> REQUIREMENT
Quote the whole listing exactly. Leave the pictures out of your copy.

> DATA
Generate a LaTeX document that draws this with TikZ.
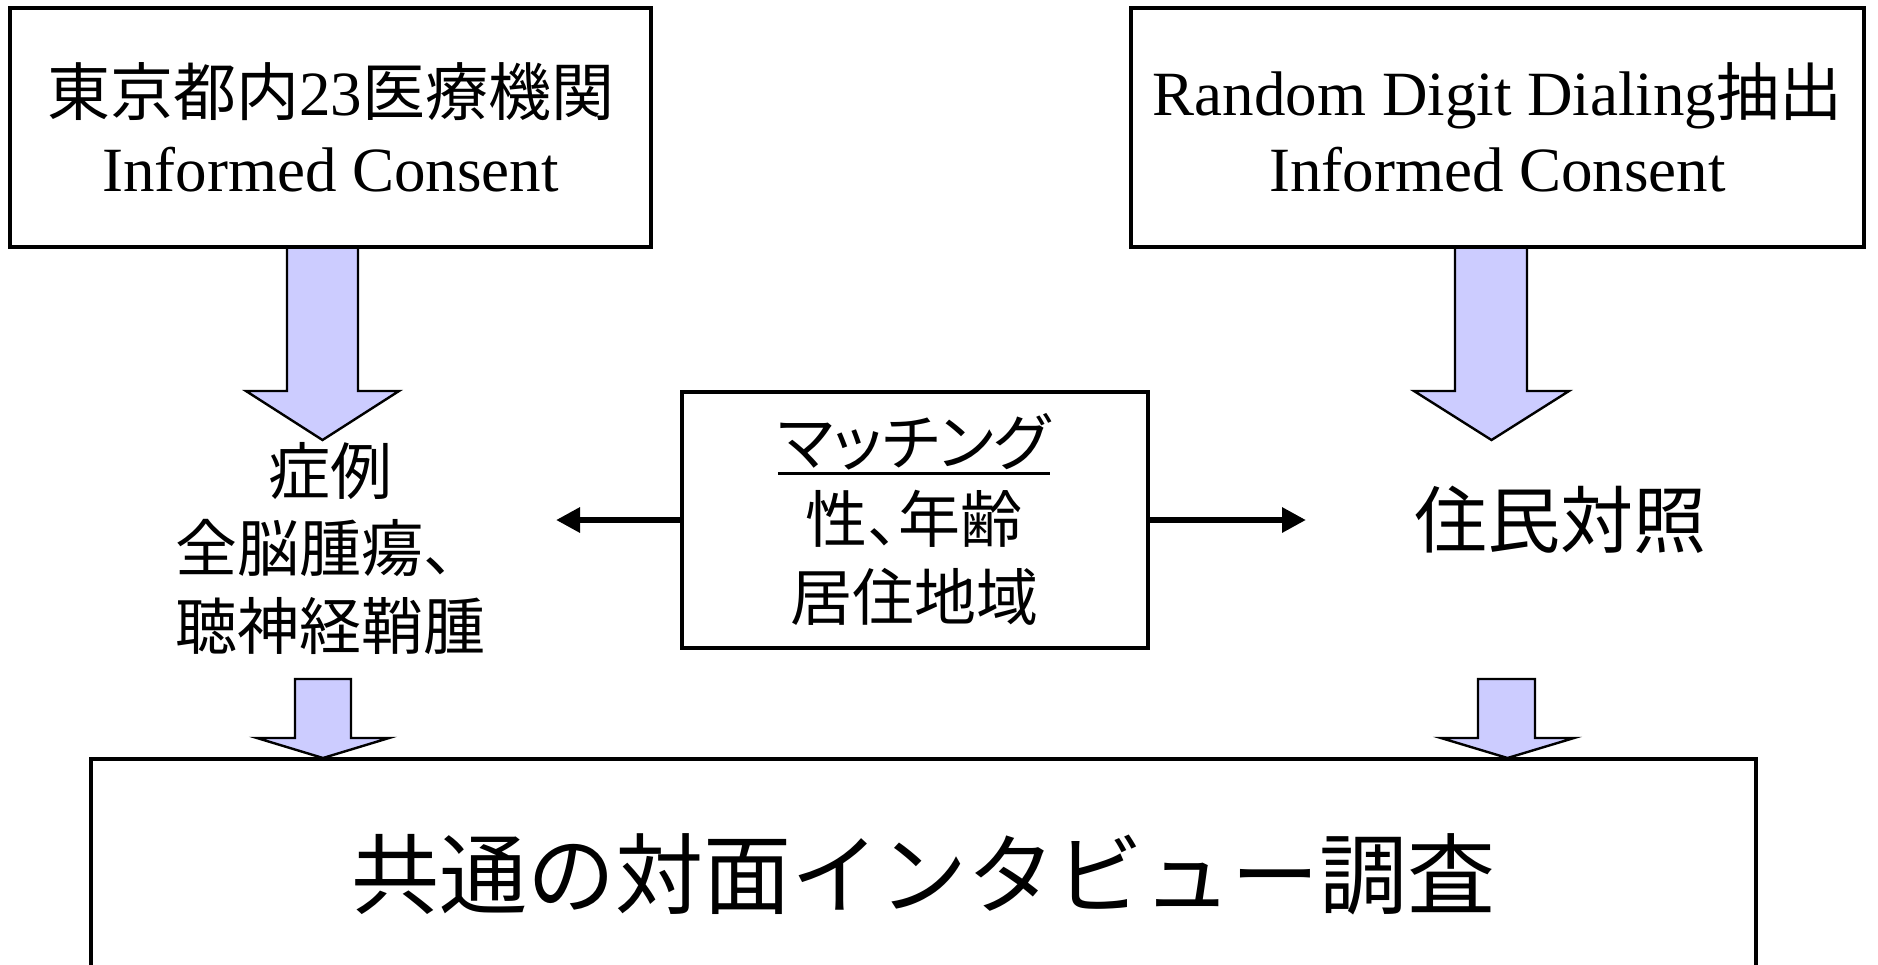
\documentclass[tikz,border=0pt]{standalone}
\usepackage{fontspec}
\setmainfont{Liberation Serif}
\newfontfamily\jp{Noto Sans CJK JP}
\newfontfamily\jpp[RawFeature=+palt]{Noto Sans CJK JP}
\usetikzlibrary{arrows.meta}
\definecolor{arrowfill}{RGB}{204,204,255}
\newcommand\thickul[1]{\setbox0=\hbox{#1}\vtop{\copy0\kern1pt\hrule height1.6pt width\wd0}}
\tikzset{
  box/.style={draw=black, line width=1.8pt, fill=white, inner sep=0pt},
  blockarrow/.style={draw=black, line width=1.2pt, fill=arrowfill, line join=miter},
  conn/.style={line width=3.3pt, -{Triangle[length=12pt,width=12pt]}},
  toptxt/.style={align=center, font={\fontsize{31.5}{38}\selectfont}},
  jptxt/.style={align=center, inner sep=0pt, font={\jp\fontsize{31}{38.75}\selectfont}},
}
\begin{document}
\begin{tikzpicture}[x=0.5pt,y=-0.5pt]
\clip (0,0) rectangle (1878,964);
\fill[white] (0,0) rectangle (1878,964);
% block arrows (drawn first, boxes overlay their tops)
\draw[blockarrow] (287,247) -- (287,391) -- (246,391) -- (322.5,440) -- (399,391) -- (358,391) -- (358,247) -- cycle;
\draw[blockarrow] (1455,247) -- (1455,391) -- (1414,391) -- (1491.5,440) -- (1569,391) -- (1527,391) -- (1527,247) -- cycle;
\draw[blockarrow] (295,679) -- (295,738) -- (257,738) -- (323,758) -- (389,738) -- (351,738) -- (351,679) -- cycle;
\draw[blockarrow] (1478,679) -- (1478,738) -- (1441,738) -- (1507.5,758) -- (1574,738) -- (1535,738) -- (1535,679) -- cycle;
% top boxes
\node[box, toptxt, minimum width=320.5pt, minimum height=119.5pt] (tl) at (330.5,127.5)
  {{\jp 東京都内}23{\jp 医療機関}\\Informed Consent};
\node[box, toptxt, minimum width=366.5pt, minimum height=119.5pt] (tr) at (1497.5,127.5)
  {Random Digit Dialing{\jp 抽出}\\Informed Consent};
% case text
\node[jptxt] (case) at (330,548) {症例\\全脳腫瘍、\\聴神経鞘腫};
% control text
\node[inner sep=0pt, font={\jp\fontsize{36.5}{40}\selectfont}] (ctrl) at (1560,520) {住民対照};
% matching box
\node[box, minimum width=233pt, minimum height=128pt] (match) at (915,520) {};
\node[jptxt] (matchtxt) at (914,519) {\thickul{\jpp マッチング}\\{\jpp 性、年齢}\\居住地域};
% connectors
\coordinate (lt) at (556,520);
\coordinate (rt) at (1306,520);
\draw[conn] (match.west) -- (lt);
\draw[conn] (match.east) -- (rt);
% bottom box
\node[box, minimum width=832.5pt, minimum height=115.5pt, font={\jp\fontsize{44}{50}\selectfont}] (survey) at (923.5,874.5) {共通の対面インタビュー調査};
\end{tikzpicture}
\end{document}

> SOLUTION TO THIS TASK
Generate a LaTeX document that draws this with TikZ.
\documentclass[tikz,border=0pt]{standalone}
\usepackage{fontspec}
\setmainfont{Liberation Serif}
\newfontfamily\jp{Noto Sans CJK JP}
\newfontfamily\jpp[RawFeature=+palt]{Noto Sans CJK JP}
\usetikzlibrary{arrows.meta}
\definecolor{arrowfill}{RGB}{204,204,255}
\newcommand\thickul[1]{\setbox0=\hbox{#1}\vtop{\copy0\kern1pt\hrule height1.6pt width\wd0}}
\tikzset{
  box/.style={draw=black, line width=1.8pt, fill=white, inner sep=0pt},
  blockarrow/.style={draw=black, line width=1.2pt, fill=arrowfill, line join=miter},
  conn/.style={line width=3.3pt, -{Triangle[length=12pt,width=12pt]}},
  toptxt/.style={align=center, font={\fontsize{31.5}{38}\selectfont}},
  jptxt/.style={align=center, inner sep=0pt, font={\jp\fontsize{31}{38.75}\selectfont}},
}
\begin{document}
\begin{tikzpicture}[x=0.5pt,y=-0.5pt]
\clip (0,0) rectangle (1878,964);
\fill[white] (0,0) rectangle (1878,964);
% block arrows (drawn first, boxes overlay their tops)
\draw[blockarrow] (287,247) -- (287,391) -- (246,391) -- (322.5,440) -- (399,391) -- (358,391) -- (358,247) -- cycle;
\draw[blockarrow] (1455,247) -- (1455,391) -- (1414,391) -- (1491.5,440) -- (1569,391) -- (1527,391) -- (1527,247) -- cycle;
\draw[blockarrow] (295,679) -- (295,738) -- (257,738) -- (323,758) -- (389,738) -- (351,738) -- (351,679) -- cycle;
\draw[blockarrow] (1478,679) -- (1478,738) -- (1441,738) -- (1507.5,758) -- (1574,738) -- (1535,738) -- (1535,679) -- cycle;
% top boxes
\node[box, toptxt, minimum width=320.5pt, minimum height=119.5pt] (tl) at (330.5,127.5)
  {{\jp 東京都内}23{\jp 医療機関}\\Informed Consent};
\node[box, toptxt, minimum width=366.5pt, minimum height=119.5pt] (tr) at (1497.5,127.5)
  {Random Digit Dialing{\jp 抽出}\\Informed Consent};
% case text
\node[jptxt] (case) at (330,548) {症例\\全脳腫瘍、\\聴神経鞘腫};
% control text
\node[inner sep=0pt, font={\jp\fontsize{36.5}{40}\selectfont}] (ctrl) at (1560,520) {住民対照};
% matching box
\node[box, minimum width=233pt, minimum height=128pt] (match) at (915,520) {};
\node[jptxt] (matchtxt) at (914,519) {\thickul{\jpp マッチング}\\{\jpp 性、年齢}\\居住地域};
% connectors
\coordinate (lt) at (556,520);
\coordinate (rt) at (1306,520);
\draw[conn] (match.west) -- (lt);
\draw[conn] (match.east) -- (rt);
% bottom box
\node[box, minimum width=832.5pt, minimum height=115.5pt, font={\jp\fontsize{44}{50}\selectfont}] (survey) at (923.5,874.5) {共通の対面インタビュー調査};
\end{tikzpicture}
\end{document}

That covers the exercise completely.